Diz a PGR, questionada pelo DN, que foi aberto inquérito a esta nova divulgação. Mas recusa esclarecer quando, que crimes estão em causa e de quem foi a iniciativa – sua ou se decorreu de queixa. Para além disto, não vimos qualquer outra manifestação pública de incomodidade por parte de quem tem a obrigação de zelar e pugnar pela legalidade. Ao contrário, aliás, do que se passou quando a SIC passou vídeos dos interrogatórios do Marquês – quando a ministra da Justiça, a Ordem dos Advogados e a Associação Sindical de Juízes se pronunciaram, desaprovando.
Tal é tanto mais difícil de entender quando, se parece claro que as autoridades judiciárias tendem a marimbar-se para as garantias constitucionais e especificamente para os direitos de personalidade – tanto assim que gravam em vídeo inquirições sem avisar os inquiridos, e estou em condições de o afirmar pois sucedeu comigo enquanto testemunha -, não se espera que se marimbem também para o sucesso da investigação. Mas até isso já devemos dar de barato: ao invés de servirem para apurar a verdade, os interrogatórios pelos vistos servem é para passar na TV e alimentar audiências.
Esta mercantilização da justiça – porque é de lucrar com ela que se trata – adquiriu tais foros de normalidade que a generalidade dos meios ditos jornalísticos reproduzem o que ouvem na CMTV sem o mínimo de veleidade de fazer jornalismo, ou seja, sem sequer informarem o público de que aquilo que reproduzem está em segredo de justiça e mesmo após essa fase estará em segredo por via do artigo 88.º do Código de Processo Penal (o qual qualifica como crime de “desobediência simples” a reprodução de “peças processuais ou documentos incorporados no processo, até à sentença de primeira instância”, assim como de “imagens ou tomadas de som relativas à prática de qualquer ato processual”, exceto se essa reprodução tiver sido autorizada por autoridade judiciária e pela pessoa a quem sejam relativas).
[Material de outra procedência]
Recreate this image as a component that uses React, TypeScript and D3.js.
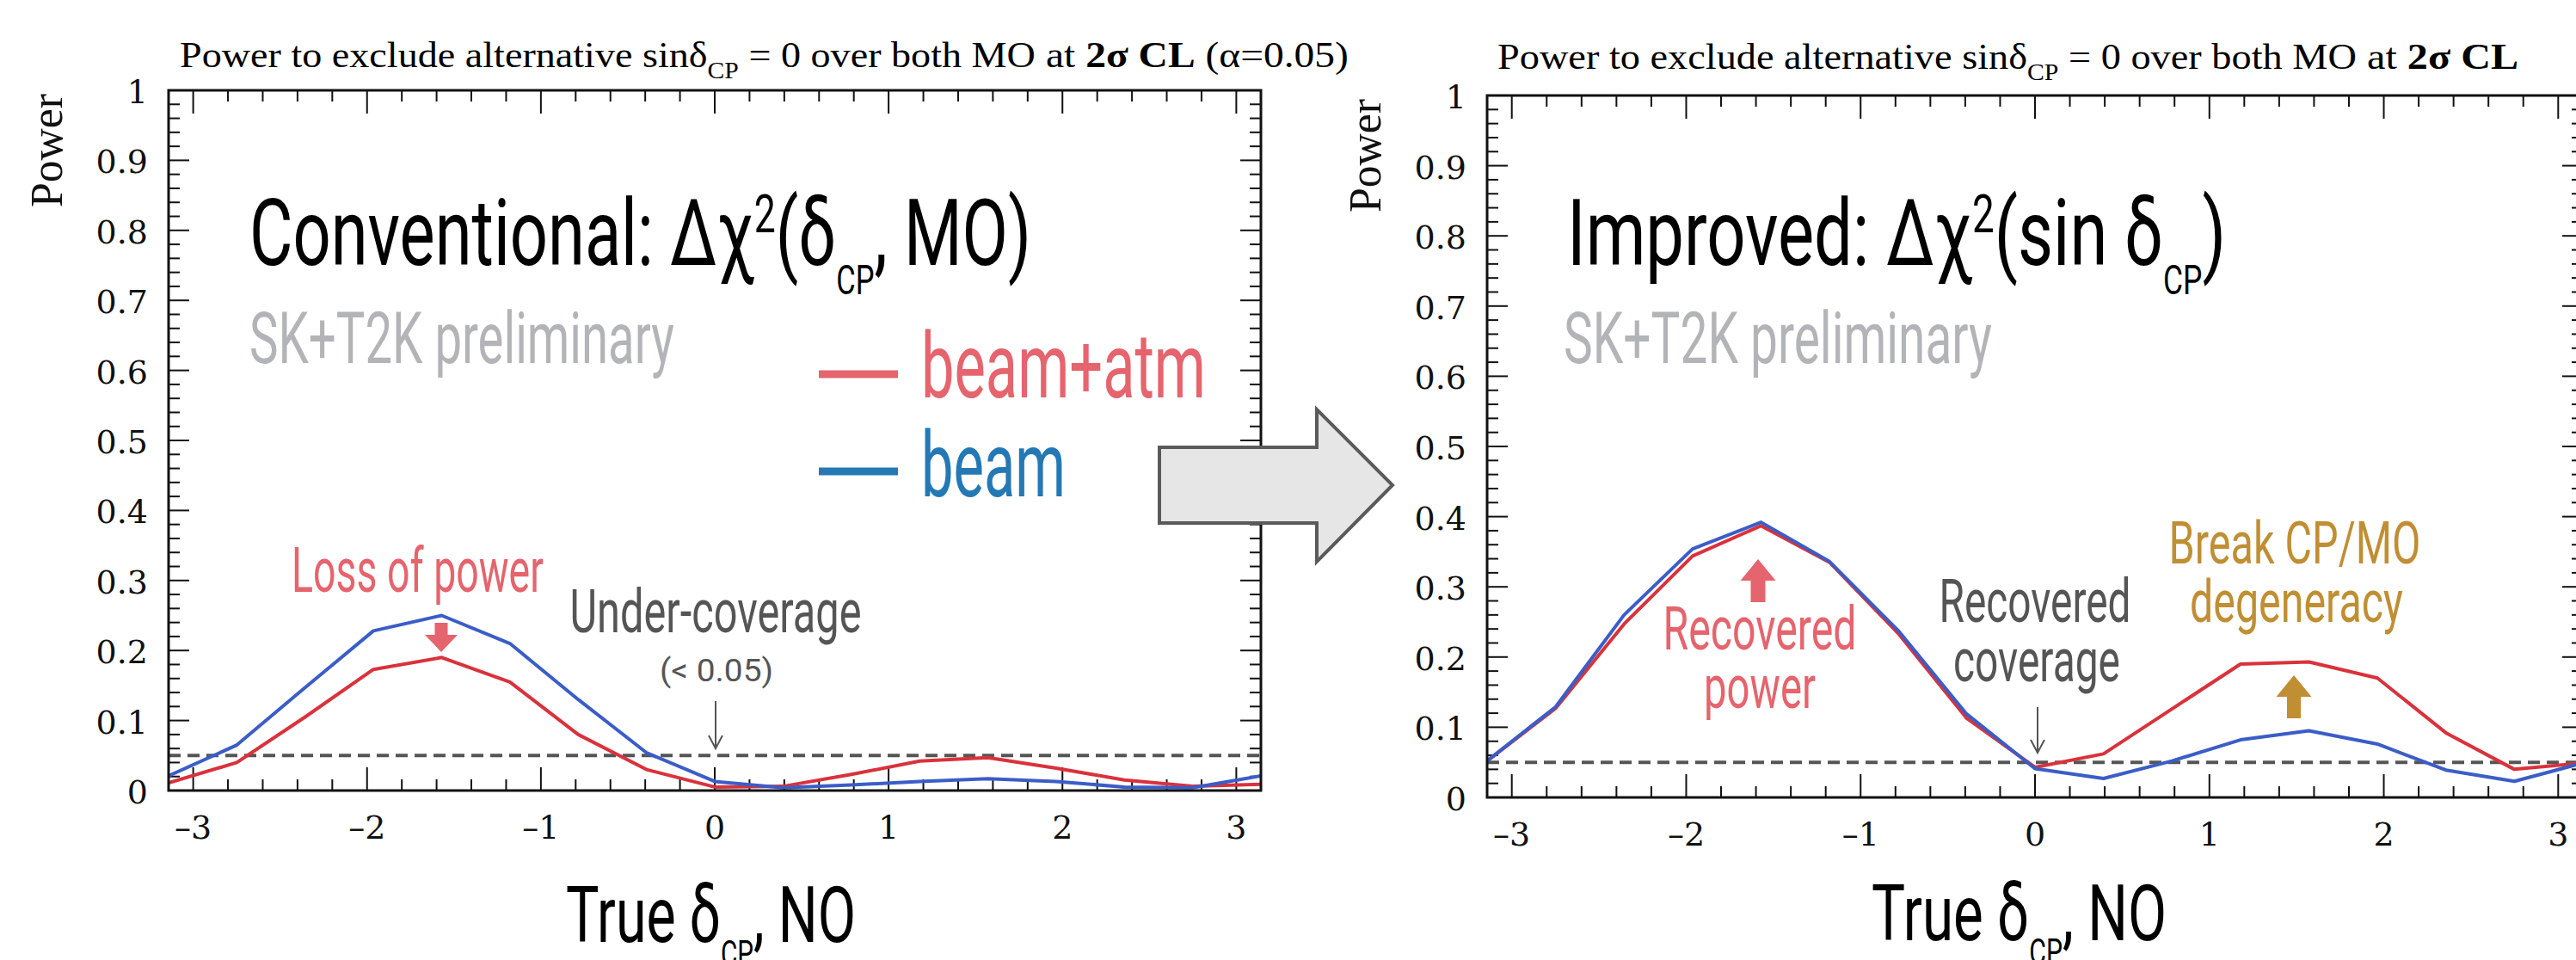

Para tornar oficial o que é oficioso, a empresa do Correio da Manhã avança de novo com uma lista própria às eleições da Comissão da Carteira de Jornalista. E é justo que vença, porque já ganhou. Um dia há de, como no Brasil, formar governo.
Percebe-se: o mais certo é que quem reproduz o que ouve na CMTV não saiba que existe tal proibição (então, se ninguém impede aquilo, é porque não deve ter mal, certo?); mesmo que o saiba, não vai tornar claro que tem consciência da ilicitude. Dirão pessoas mais chatas que ainda assim um jornalista tem de conhecer as suas obrigações profissionais e legais, que incluem “respeitar a presunção de inocência” e abster-se “de recolher declarações ou imagens que atinjam a dignidade das pessoas através da exploração da sua vulnerabilidade”. Mas se nem os tribunais nem o regulador ético da profissão (a Comissão da Carteira de Jornalista) impõem o respetivo cumprimento, é um jornalista mal pago e precário (todos hoje o são) que vai enfrentar a direção recusando-se a fazer “notícias” com o que passa na CMTV?
Claro que não. Até porque grande parte dos jornalistas já não distinguem o “interesse público” do “interesse em publicar”: a sobrevivência substituiu o dever de informar, e a ética é, como disse um dia Teresa Guilherme, para quem quer morrer de fome. Assim, e para tornar oficial o que é oficioso, a empresa do Correio da Manhã avança de novo com uma lista própria às eleições da Comissão da Carteira de Jornalista. E é justo que vença, porque já ganhou. Um dia há de, como no Brasil, formar governo.